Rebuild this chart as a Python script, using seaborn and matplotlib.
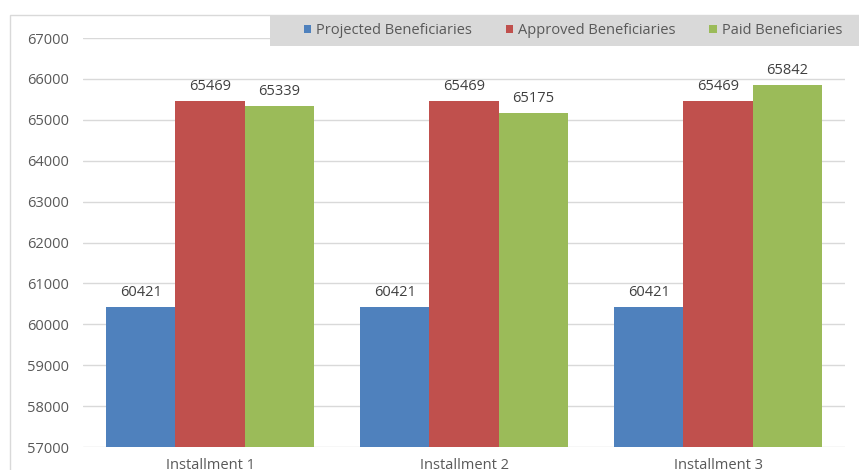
import matplotlib
matplotlib.use("Agg")
import matplotlib.pyplot as plt
from matplotlib.patches import Rectangle, Patch
import seaborn as sns
import pandas as pd

categories = ["Installment 1", "Installment 2", "Installment 3"]
series_names = ["Projected Beneficiaries", "Approved Beneficiaries", "Paid Beneficiaries"]
projected = [60421, 60421, 60421]
approved = [65469, 65469, 65469]
paid = [65339, 65175, 65842]
y_ticks = [57000, 58000, 59000, 60000, 61000, 62000, 63000, 64000, 65000, 66000, 67000]

colors = ["#4f81bd", "#c0504d", "#9bbb59"]
text_color = "#595959"
FS = 10.5

rows = []
for name, values in zip(series_names, [projected, approved, paid]):
    for cat, v in zip(categories, values):
        rows.append({"Installment": cat, "Series": name, "Beneficiaries": v})
df = pd.DataFrame(rows)

sns.set_theme(style="white")
plt.rcParams["font.family"] = ["Open Sans", "DejaVu Sans"]

W, H = 859, 470
fig = plt.figure(figsize=(W / 100, H / 100), dpi=100)
ax = fig.add_axes([83 / W, 1 - 447 / H, (845 - 83) / W, (447 - 38) / H])

sns.barplot(data=df, x="Installment", y="Beneficiaries", hue="Series",
            hue_order=series_names, palette=colors, width=0.82,
            saturation=1, ax=ax, legend=False, edgecolor="none", linewidth=0)

ax.set_ylim(y_ticks[0], y_ticks[-1])
ax.set_yticks(y_ticks)
ax.set_yticklabels([str(t) for t in y_ticks])
ax.set_xlim(-0.5, len(categories) - 0.5)
ax.yaxis.grid(True, color="#d9d9d9", linewidth=1)
ax.set_axisbelow(True)
for s in ax.spines.values():
    s.set_visible(False)
ax.tick_params(axis="both", length=0, colors=text_color, labelsize=FS)
ax.tick_params(axis="y", pad=10)
ax.tick_params(axis="x", pad=8)
ax.set_xlabel("")
ax.set_ylabel("")

# value labels above each bar
for container in ax.containers:
    ax.bar_label(container, labels=[str(int(v)) for v in container.datavalues],
                 padding=5, fontsize=FS, color="#404040")

# chart outer border
fig.patches.append(Rectangle((10 / W, -0.1), 1.2, 1 - 15 / H + 0.1,
                             transform=fig.transFigure, fill=False,
                             edgecolor="#d9d9d9", linewidth=1, zorder=0))

# legend band across the top
fig.patches.append(Rectangle((270 / W, 1 - 46 / H), 1.0, 31 / H,
                             transform=fig.transFigure, facecolor="#d9d9d9",
                             edgecolor="none", zorder=3))
handles = [Patch(facecolor=c, edgecolor="none") for c in colors]
leg = fig.legend(handles, series_names, loc="center",
                 bbox_to_anchor=(573 / W, 1 - 31 / H),
                 ncol=3, frameon=False,
                 fontsize=FS, handlelength=0.5, handleheight=0.5,
                 handletextpad=0.35, borderpad=0, borderaxespad=0,
                 columnspacing=2.3, labelcolor=text_color)
leg.set_zorder(4)

fig.savefig("out.png", dpi=100)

━━━━━━━━━━━━━━━━━━━━

[TASK STATEMENT] Begin at the first line of the material and copy each line exactly through the one containing "ax = fig.add_axes([83". Omit pictures.

[THE RESPONSE]
Rebuild this chart as a Python script, using seaborn and matplotlib.
import matplotlib
matplotlib.use("Agg")
import matplotlib.pyplot as plt
from matplotlib.patches import Rectangle, Patch
import seaborn as sns
import pandas as pd

categories = ["Installment 1", "Installment 2", "Installment 3"]
series_names = ["Projected Beneficiaries", "Approved Beneficiaries", "Paid Beneficiaries"]
projected = [60421, 60421, 60421]
approved = [65469, 65469, 65469]
paid = [65339, 65175, 65842]
y_ticks = [57000, 58000, 59000, 60000, 61000, 62000, 63000, 64000, 65000, 66000, 67000]

colors = ["#4f81bd", "#c0504d", "#9bbb59"]
text_color = "#595959"
FS = 10.5

rows = []
for name, values in zip(series_names, [projected, approved, paid]):
    for cat, v in zip(categories, values):
        rows.append({"Installment": cat, "Series": name, "Beneficiaries": v})
df = pd.DataFrame(rows)

sns.set_theme(style="white")
plt.rcParams["font.family"] = ["Open Sans", "DejaVu Sans"]

W, H = 859, 470
fig = plt.figure(figsize=(W / 100, H / 100), dpi=100)
ax = fig.add_axes([83 / W, 1 - 447 / H, (845 - 83) / W, (447 - 38) / H])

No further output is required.